AIM OF THE EXERCISE
Can you transcribe every line exactly and leave the pictures behind?

**** SUPPLIED RECORDS

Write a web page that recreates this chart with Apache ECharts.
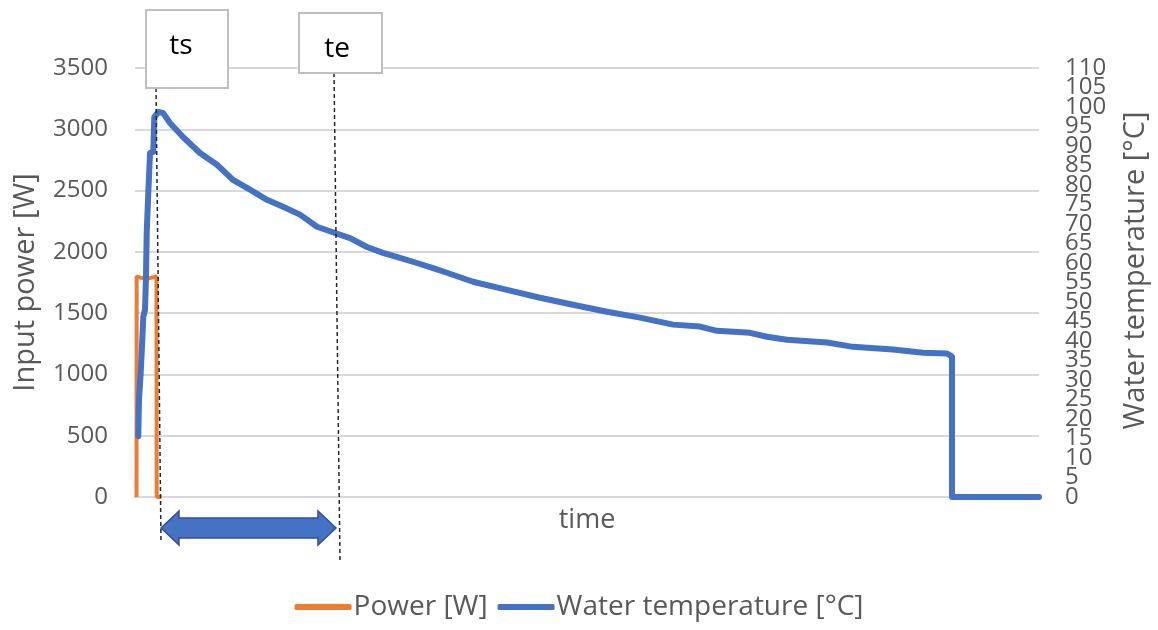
<!DOCTYPE html>
<html>
<head>
<meta charset="utf-8">
<script src="https://cdn.jsdelivr.net/npm/echarts@6/dist/echarts.min.js"></script>
<style>
html,body{margin:0;padding:0;background:#fff;}
#chart{width:1158px;height:630px;}
</style>
</head>
<body>
<div id="chart"></div>
<script>
// ---- data (time in arbitrary units) ----
const powerTime   = [1.5, 1.7, 5, 12, 21.5, 21.7, 26.5];
const powerValues = [0, 1800, 1790, 1780, 1800, 0, 0];

const tempTime   = [3.3, 4, 5.7, 6.7, 8.3, 10, 11, 11.7, 13.3, 15, 18.3, 19.3, 23.3, 28, 35, 48, 65, 82, 98, 115, 132, 148, 165, 182, 200, 215, 232, 248, 265, 282, 298, 312, 338, 372, 405, 438, 472, 505, 538, 565, 582, 615, 632, 652, 692, 718, 758, 788, 812, 817, 817, 904];
const tempValues = [15.6, 25, 31.9, 37, 46.2, 48, 56.5, 67.7, 78, 88.2, 88.5, 97.4, 98.7, 98.5, 95.9, 92.3, 88.2, 85.2, 81.3, 78.8, 76.2, 74.4, 72.4, 69.3, 67.7, 66.4, 64.1, 62.6, 61.3, 60.0, 58.7, 57.5, 55.2, 53.1, 51.1, 49.3, 47.5, 46.0, 44.2, 43.7, 42.6, 42.1, 41.1, 40.3, 39.6, 38.5, 37.8, 37.0, 36.8, 36.0, 0, 0];

const timeMax = 904;
const tsTime = 23;   // start marker
const teTime = 202;  // end marker
const tsLabel = 'ts';
const teLabel = 'te';

const powerName = 'Power [W]';
const tempName = 'Water temperature [°C]';

const FONT = 'Open Sans';
const GREY = '#595959';

const chart = echarts.init(document.getElementById('chart'));

const rightLabelBase = { color: GREY, fontSize: 24, margin: 26, lineHeight: 18, fontFamily: FONT };

const option = {
  animation: false,
  backgroundColor: '#fff',
  textStyle: { fontFamily: FONT },
  grid: { left: 135, right: 119, top: 68, bottom: 133, containLabel: false },
  legend: {
    bottom: 4,
    left: 'center',
    itemWidth: 57,
    itemHeight: 6,
    itemGap: 10,
    icon: 'roundRect',
    textStyle: { color: GREY, fontSize: 28, fontFamily: FONT, padding: [0, 0, 0, -3] },
    data: [powerName, tempName]
  },
  xAxis: {
    type: 'value',
    min: 0,
    max: timeMax,
    name: 'time',
    nameLocation: 'middle',
    nameGap: 10,
    nameTextStyle: { color: GREY, fontSize: 27, fontFamily: FONT },
    axisLine: { show: true, lineStyle: { color: '#D9D9D9', width: 2 } },
    axisTick: { show: false },
    axisLabel: { show: false },
    splitLine: { show: false }
  },
  yAxis: [
    {
      type: 'value',
      min: 0, max: 3500, interval: 500,
      name: 'Input power [W]',
      nameLocation: 'middle',
      nameRotate: 90,
      nameGap: 95,
      nameTextStyle: { color: GREY, fontSize: 29, fontFamily: FONT },
      axisLine: { show: false },
      axisTick: { show: false },
      axisLabel: { color: GREY, fontSize: 24, margin: 27, fontFamily: FONT, formatter: v => String(v) },
      splitLine: { show: true, lineStyle: { color: '#D9D9D9', width: 2 } }
    },
    {
      // temperature axis: labels at multiples of 10
      type: 'value',
      position: 'right',
      min: 0, max: 110, interval: 10,
      name: tempName,
      nameLocation: 'middle',
      nameRotate: 90,
      nameGap: 82,
      nameTextStyle: { color: GREY, fontSize: 29, fontFamily: FONT, padding: [0, 0, 0, 24] },
      axisLine: { show: false },
      axisTick: { show: false },
      axisLabel: Object.assign({}, rightLabelBase, { showMinLabel: true, showMaxLabel: true, formatter: v => String(v) }),
      splitLine: { show: false }
    },
    {
      // same temperature scale: in-between labels (5, 15, ... 105)
      type: 'value',
      position: 'right',
      min: 0, max: 110, interval: 5,
      axisLine: { show: false },
      axisTick: { show: false },
      axisLabel: Object.assign({}, rightLabelBase, { formatter: v => (v % 10 === 5 ? String(v) : '') }),
      splitLine: { show: false }
    }
  ],
  series: [
    {
      name: powerName,
      type: 'line',
      yAxisIndex: 0,
      showSymbol: false,
      symbol: 'none',
      color: '#ED7D31',
      lineStyle: { color: '#ED7D31', width: 4 },
      data: powerTime.map((t, i) => [t, powerValues[i]]),
      z: 2
    },
    {
      name: tempName,
      type: 'line',
      yAxisIndex: 1,
      showSymbol: false,
      symbol: 'none',
      color: '#4472C4',
      lineStyle: { color: '#4472C4', width: 6, join: 'round', cap: 'round' },
      data: tempTime.map((t, i) => [t, tempValues[i]]),
      z: 3
    }
  ]
};

chart.setOption(option);

// annotations anchored to the time axis
const xs = chart.convertToPixel({ xAxisIndex: 0 }, tsTime);
const xe = chart.convertToPixel({ xAxisIndex: 0 }, teTime);
const dashStyle = { stroke: '#262626', lineWidth: 1.5, lineDash: [4, 3] };
const boxStyle = { fill: '#fff', stroke: '#BFBFBF', lineWidth: 2 };
const arrowY = 528;
const a0 = xs + 3, a1 = xe - 1, head = 18;
chart.setOption({
  graphic: [
    { type: 'line', z: 10, shape: { x1: xs - 2, y1: 88, x2: xs + 3, y2: 542 }, style: dashStyle },
    { type: 'line', z: 10, shape: { x1: xe - 3, y1: 73, x2: xe + 3, y2: 560 }, style: dashStyle },
    { type: 'rect', z: 11, shape: { x: xs - 12, y: 10, width: 82, height: 78 }, style: boxStyle },
    { type: 'text', z: 12, style: { x: xs + 23, y: 46, text: tsLabel, fill: '#000', font: '28px "' + FONT + '"', align: 'center', verticalAlign: 'middle' } },
    { type: 'rect', z: 11, shape: { x: xe - 38, y: 13, width: 83, height: 60 }, style: boxStyle },
    { type: 'text', z: 12, style: { x: xe, y: 49, text: teLabel, fill: '#000', font: '28px "' + FONT + '"', align: 'center', verticalAlign: 'middle' } },
    { type: 'polygon', z: 12, shape: { points: [
        [a0, arrowY], [a0 + head, arrowY - 17], [a0 + head, arrowY - 10],
        [a1 - head, arrowY - 10], [a1 - head, arrowY - 17], [a1, arrowY],
        [a1 - head, arrowY + 17], [a1 - head, arrowY + 10], [a0 + head, arrowY + 10],
        [a0 + head, arrowY + 17]
      ] }, style: { fill: '#4472C4', stroke: '#2F528F', lineWidth: 1.5 } }
  ]
});
</script>
</body>
</html>
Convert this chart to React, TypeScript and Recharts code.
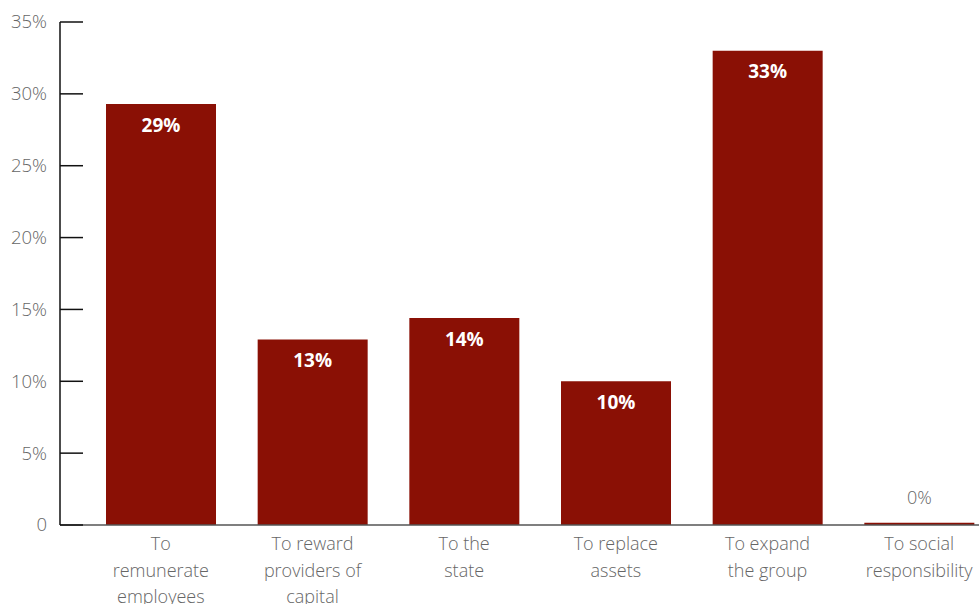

********

FINISHED TASK
Write a web page that recreates this chart with Apache ECharts.
<!DOCTYPE html>
<html>
<head>
<meta charset="utf-8">
<script src="https://cdn.jsdelivr.net/npm/echarts@6/dist/echarts.min.js"></script>
<style>
html,body{margin:0;padding:0;background:#fff;}
#chart{width:1158px;height:630px;}
</style>
</head>
<body>
<div id="chart"></div>
<script>
// ---- data (time in arbitrary units) ----
const powerTime   = [1.5, 1.7, 5, 12, 21.5, 21.7, 26.5];
const powerValues = [0, 1800, 1790, 1780, 1800, 0, 0];

const tempTime   = [3.3, 4, 5.7, 6.7, 8.3, 10, 11, 11.7, 13.3, 15, 18.3, 19.3, 23.3, 28, 35, 48, 65, 82, 98, 115, 132, 148, 165, 182, 200, 215, 232, 248, 265, 282, 298, 312, 338, 372, 405, 438, 472, 505, 538, 565, 582, 615, 632, 652, 692, 718, 758, 788, 812, 817, 817, 904];
const tempValues = [15.6, 25, 31.9, 37, 46.2, 48, 56.5, 67.7, 78, 88.2, 88.5, 97.4, 98.7, 98.5, 95.9, 92.3, 88.2, 85.2, 81.3, 78.8, 76.2, 74.4, 72.4, 69.3, 67.7, 66.4, 64.1, 62.6, 61.3, 60.0, 58.7, 57.5, 55.2, 53.1, 51.1, 49.3, 47.5, 46.0, 44.2, 43.7, 42.6, 42.1, 41.1, 40.3, 39.6, 38.5, 37.8, 37.0, 36.8, 36.0, 0, 0];

const timeMax = 904;
const tsTime = 23;   // start marker
const teTime = 202;  // end marker
const tsLabel = 'ts';
const teLabel = 'te';

const powerName = 'Power [W]';
const tempName = 'Water temperature [°C]';

const FONT = 'Open Sans';
const GREY = '#595959';

const chart = echarts.init(document.getElementById('chart'));

const rightLabelBase = { color: GREY, fontSize: 24, margin: 26, lineHeight: 18, fontFamily: FONT };

const option = {
  animation: false,
  backgroundColor: '#fff',
  textStyle: { fontFamily: FONT },
  grid: { left: 135, right: 119, top: 68, bottom: 133, containLabel: false },
  legend: {
    bottom: 4,
    left: 'center',
    itemWidth: 57,
    itemHeight: 6,
    itemGap: 10,
    icon: 'roundRect',
    textStyle: { color: GREY, fontSize: 28, fontFamily: FONT, padding: [0, 0, 0, -3] },
    data: [powerName, tempName]
  },
  xAxis: {
    type: 'value',
    min: 0,
    max: timeMax,
    name: 'time',
    nameLocation: 'middle',
    nameGap: 10,
    nameTextStyle: { color: GREY, fontSize: 27, fontFamily: FONT },
    axisLine: { show: true, lineStyle: { color: '#D9D9D9', width: 2 } },
    axisTick: { show: false },
    axisLabel: { show: false },
    splitLine: { show: false }
  },
  yAxis: [
    {
      type: 'value',
      min: 0, max: 3500, interval: 500,
      name: 'Input power [W]',
      nameLocation: 'middle',
      nameRotate: 90,
      nameGap: 95,
      nameTextStyle: { color: GREY, fontSize: 29, fontFamily: FONT },
      axisLine: { show: false },
      axisTick: { show: false },
      axisLabel: { color: GREY, fontSize: 24, margin: 27, fontFamily: FONT, formatter: v => String(v) },
      splitLine: { show: true, lineStyle: { color: '#D9D9D9', width: 2 } }
    },
    {
      // temperature axis: labels at multiples of 10
      type: 'value',
      position: 'right',
      min: 0, max: 110, interval: 10,
      name: tempName,
      nameLocation: 'middle',
      nameRotate: 90,
      nameGap: 82,
      nameTextStyle: { color: GREY, fontSize: 29, fontFamily: FONT, padding: [0, 0, 0, 24] },
      axisLine: { show: false },
      axisTick: { show: false },
      axisLabel: Object.assign({}, rightLabelBase, { showMinLabel: true, showMaxLabel: true, formatter: v => String(v) }),
      splitLine: { show: false }
    },
    {
      // same temperature scale: in-between labels (5, 15, ... 105)
      type: 'value',
      position: 'right',
      min: 0, max: 110, interval: 5,
      axisLine: { show: false },
      axisTick: { show: false },
      axisLabel: Object.assign({}, rightLabelBase, { formatter: v => (v % 10 === 5 ? String(v) : '') }),
      splitLine: { show: false }
    }
  ],
  series: [
    {
      name: powerName,
      type: 'line',
      yAxisIndex: 0,
      showSymbol: false,
      symbol: 'none',
      color: '#ED7D31',
      lineStyle: { color: '#ED7D31', width: 4 },
      data: powerTime.map((t, i) => [t, powerValues[i]]),
      z: 2
    },
    {
      name: tempName,
      type: 'line',
      yAxisIndex: 1,
      showSymbol: false,
      symbol: 'none',
      color: '#4472C4',
      lineStyle: { color: '#4472C4', width: 6, join: 'round', cap: 'round' },
      data: tempTime.map((t, i) => [t, tempValues[i]]),
      z: 3
    }
  ]
};

chart.setOption(option);

// annotations anchored to the time axis
const xs = chart.convertToPixel({ xAxisIndex: 0 }, tsTime);
const xe = chart.convertToPixel({ xAxisIndex: 0 }, teTime);
const dashStyle = { stroke: '#262626', lineWidth: 1.5, lineDash: [4, 3] };
const boxStyle = { fill: '#fff', stroke: '#BFBFBF', lineWidth: 2 };
const arrowY = 528;
const a0 = xs + 3, a1 = xe - 1, head = 18;
chart.setOption({
  graphic: [
    { type: 'line', z: 10, shape: { x1: xs - 2, y1: 88, x2: xs + 3, y2: 542 }, style: dashStyle },
    { type: 'line', z: 10, shape: { x1: xe - 3, y1: 73, x2: xe + 3, y2: 560 }, style: dashStyle },
    { type: 'rect', z: 11, shape: { x: xs - 12, y: 10, width: 82, height: 78 }, style: boxStyle },
    { type: 'text', z: 12, style: { x: xs + 23, y: 46, text: tsLabel, fill: '#000', font: '28px "' + FONT + '"', align: 'center', verticalAlign: 'middle' } },
    { type: 'rect', z: 11, shape: { x: xe - 38, y: 13, width: 83, height: 60 }, style: boxStyle },
    { type: 'text', z: 12, style: { x: xe, y: 49, text: teLabel, fill: '#000', font: '28px "' + FONT + '"', align: 'center', verticalAlign: 'middle' } },
    { type: 'polygon', z: 12, shape: { points: [
        [a0, arrowY], [a0 + head, arrowY - 17], [a0 + head, arrowY - 10],
        [a1 - head, arrowY - 10], [a1 - head, arrowY - 17], [a1, arrowY],
        [a1 - head, arrowY + 17], [a1 - head, arrowY + 10], [a0 + head, arrowY + 10],
        [a0 + head, arrowY + 17]
      ] }, style: { fill: '#4472C4', stroke: '#2F528F', lineWidth: 1.5 } }
  ]
});
</script>
</body>
</html>
Convert this chart to React, TypeScript and Recharts code.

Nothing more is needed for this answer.